The closest thing I could come up to an explanation appears in a FOSS Patents post Mueller wrote in earlier this month in which he shows his fatigue at the seemingly unending nature of the Apple-Samsung litigation. Apparently, Mueller feels that the following is the case:
1. Apple has nothing to show for its legal assault on Samsung
2. Neither Apple nor Samsung show any sign of relenting their legal battle
To resolve the issue, Apple and Samsung should agree to pay each other $1 and $3/unit, respectively for use of the other party’s IP (with Apple getting $750 million additional compensation for its first California verdict).
Now I admit a certain fatigue with Apple having to plow millions into its IP defense with zero to show for it, but this to me doesn’t fully explain Mueller’s about-face. Some speculate that he may have taken on Samsung as a client, which would be disappointing but not unprecedented. As several of his historical detractors pointed out during the Oracle/Google trial, Mueller was a paid consultant to Oracle.
The reasons behind Mueller’s change of heart may never be known, but it’s clear to me that one has taken place.
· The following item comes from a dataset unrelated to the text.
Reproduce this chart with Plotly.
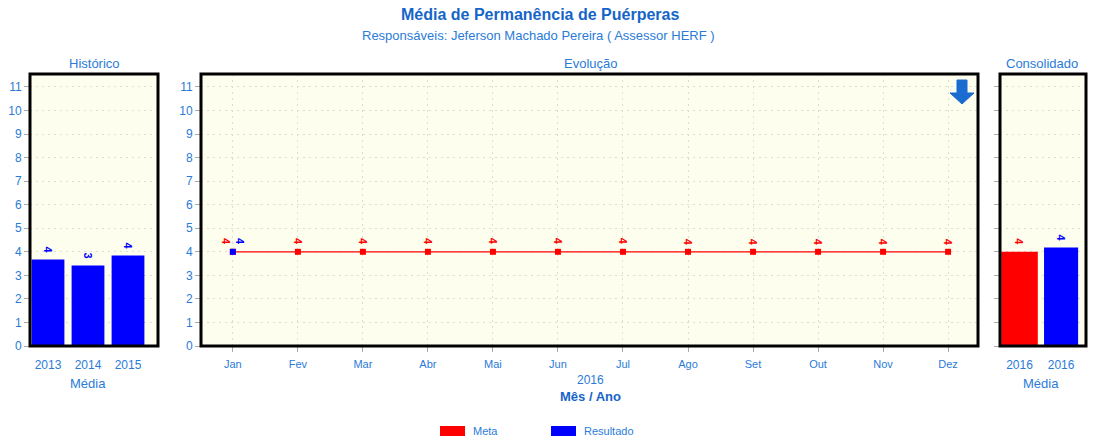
import plotly.graph_objects as go

W, H = 1095, 441

# ---- data ----
hist_years = ["2013", "2014", "2015"]
hist_values = [3.67, 3.42, 3.84]
hist_labels = ["4", "3", "4"]

months = ["Jan", "Fev", "Mar", "Abr", "Mai", "Jun", "Jul", "Ago", "Set", "Out", "Nov", "Dez"]
meta_values = [4, 4, 4, 4, 4, 4, 4, 4, 4, 4, 4, 4]
resultado_values = [4, None, None, None, None, None, None, None, None, None, None, None]

cons_labels = ["2016", "2016"]
cons_meta = 4.0
cons_resultado = 4.18

legend_names = ["Meta", "Resultado"]
legend_colors = ["#ff0000", "#0000ff"]

BLUE_TXT = "#2a7bd8"
TITLE_BLUE = "#1565c8"
FONT = "Liberation Sans, Arial, sans-serif"
BG = "#fefeee"
GRID = "#deded0"


def px(xp):
    return xp / W


def py(yp):
    return 1 - yp / H


dom_y = [py(346), py(74)]
dom_x1 = [px(30), px(158)]
dom_x2 = [px(201), px(978)]
dom_x3 = [px(1000), px(1086)]

fig = go.Figure()

# Histórico
fig.add_trace(go.Bar(x=list(range(len(hist_years))), y=hist_values, marker_color="#0000ff",
                     marker_line_width=0, xaxis="x", yaxis="y", showlegend=False, width=0.82))

# Evolução
idx = list(range(len(months)))
fig.add_trace(go.Scatter(x=idx, y=meta_values, mode="lines+markers", name="Meta",
                         line=dict(color="#ff0000", width=1.2),
                         marker=dict(symbol="square", size=6, color="#ff0000"),
                         xaxis="x2", yaxis="y2", showlegend=False))
fig.add_trace(go.Scatter(x=idx, y=resultado_values, mode="markers", name="Resultado",
                         marker=dict(symbol="square", size=6, color="#0000ff"),
                         xaxis="x2", yaxis="y2", showlegend=False))

# Consolidado
fig.add_trace(go.Bar(x=[0], y=[cons_meta], marker_color="#ff0000", marker_line_width=0,
                     xaxis="x3", yaxis="y3", name="Meta", showlegend=False, width=0.88))
fig.add_trace(go.Bar(x=[1], y=[cons_resultado], marker_color="#0000ff", marker_line_width=0,
                     xaxis="x3", yaxis="y3", name="Resultado", showlegend=False, width=0.82))

annotations = []
lab_font = dict(family=FONT, size=11)


def lab(text, x, y, xr, yr, color, xshift=0):
    return dict(x=x, y=y, xref=xr, yref=yr, text=f"<b>{text}</b>", showarrow=False, textangle=90,
                yshift=10, xshift=xshift, xanchor="center", yanchor="middle",
                font=dict(lab_font, color=color))


for i, (v, t) in enumerate(zip(hist_values, hist_labels)):
    annotations.append(lab(t, i, v, "x", "y", "#0000ff"))
for i, v in enumerate(meta_values):
    annotations.append(lab(str(round(v)), i, v, "x2", "y2", "#ff0000",
                           xshift=-7 if resultado_values[i] is not None else 0))
for i, v in enumerate(resultado_values):
    if v is None:
        continue
    annotations.append(lab(str(round(v)), i, v, "x2", "y2", "#0000ff", xshift=7))
annotations.append(lab(str(round(cons_meta)), 0, cons_meta, "x3", "y3", "#ff0000"))
annotations.append(lab(str(round(cons_resultado)), 1, cons_resultado, "x3", "y3", "#0000ff"))


def ptext(text, x, y, size, color, xanchor="center"):
    return dict(x=px(x), y=py(y), xref="paper", yref="paper", text=text, showarrow=False,
                xanchor=xanchor, yanchor="middle", font=dict(family=FONT, size=size, color=color))


annotations += [
    ptext("<b>Média de Permanência de Puérperas</b>", 540, 14, 16, TITLE_BLUE),
    ptext("Responsáveis: Jeferson Machado Pereira ( Assessor HERF )", 538, 36, 13, BLUE_TXT),
    ptext("Histórico", 94, 64, 13, BLUE_TXT),
    ptext("Evolução", 590, 64, 13, BLUE_TXT),
    ptext("Consolidado", 1042, 64, 13, BLUE_TXT),
    ptext("Média", 88, 383, 13, BLUE_TXT),
    ptext("Média", 1041, 383, 13, BLUE_TXT),
    ptext("2016", 590, 380, 12, BLUE_TXT),
    ptext("<b>Mês / Ano</b>", 590, 396, 13, TITLE_BLUE),
]

shapes = []
for xr in ["x", "x2", "x3"]:
    yr = {"x": "y", "x2": "y2", "x3": "y3"}[xr]
    shapes.append(dict(type="rect", xref=f"{xr} domain", yref=f"{yr} domain", x0=0, x1=1, y0=0, y1=1,
                       line=dict(color="#000000", width=3), layer="above"))

# legend (manual, to match the wide swatches)
leg_x = [440, 551]
for name, color, lx in zip(legend_names, legend_colors, leg_x):
    shapes.append(dict(type="rect", xref="paper", yref="paper", x0=px(lx), x1=px(lx + 25),
                       y0=py(436), y1=py(426), fillcolor=color, line=dict(width=0)))
    annotations.append(ptext(name, lx + 31, 431, 11, BLUE_TXT, xanchor="left"))

# down arrow icon
arrow_pts = [(957, 80), (967, 80), (967, 93), (974, 93), (962, 104), (950, 93), (957, 93)]
path = "M " + " L ".join(f"{px(a):.5f},{py(b):.5f}" for a, b in arrow_pts) + " Z"
shapes.append(dict(type="path", xref="paper", yref="paper", path=path,
                   fillcolor="#1a6cd0", line=dict(color="#1a6cd0", width=1)))

yrange = [0, 11.55]
tickf = dict(family=FONT, size=12, color=BLUE_TXT)
common_y = dict(range=yrange, tickmode="array", tickvals=list(range(12)), showgrid=True,
                gridcolor=GRID, griddash="2px,4px", gridwidth=1, zeroline=False, ticks="outside",
                ticklen=5, tickcolor="#aaaaaa", tickfont=tickf, domain=dom_y, fixedrange=True)

fig.update_layout(
    width=W, height=H, margin=dict(l=0, r=0, t=0, b=0, autoexpand=False),
    paper_bgcolor="white", plot_bgcolor=BG,
    font=dict(family=FONT, color=BLUE_TXT),
    showlegend=False,
    xaxis=dict(domain=dom_x1, range=[-0.45, 2.75], tickmode="array", tickvals=[0, 1, 2],
               ticktext=hist_years, showgrid=False, zeroline=False, tickfont=tickf, ticks="",
               ticklabelstandoff=10, anchor="y"),
    yaxis=dict(common_y, anchor="x"),
    xaxis2=dict(domain=dom_x2, range=[-0.49, 11.46], tickmode="array", tickvals=idx, ticktext=months,
                showgrid=True, gridcolor=GRID, griddash="2px,4px", zeroline=False,
                tickfont=dict(family=FONT, size=11, color=BLUE_TXT), ticks="outside", ticklen=5,
                tickcolor="#aaaaaa", ticklabelstandoff=3, anchor="y2"),
    yaxis2=dict(common_y, anchor="x2"),
    xaxis3=dict(domain=dom_x3, range=[-0.47, 1.6], tickmode="array", tickvals=[0, 1],
                ticktext=cons_labels, showgrid=False, zeroline=False, tickfont=tickf, ticks="",
                ticklabelstandoff=10, anchor="y3"),
    yaxis3=dict(common_y, anchor="x3", showticklabels=False),
    annotations=annotations,
    shapes=shapes,
)

fig.write_html("out.html")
The change in the focus of his content and, even more so, the tone of his writing is black and white to my eyes. Despite my disappointment with his new attitude, I agree with him about the patent war being one of eternal attrition that is begging for an end. Barring radical reform, I don’t see that changing, which is unfortunate. I still view him as one of the more articulate voices in the tech patent universe. I just wish he’d come back to center.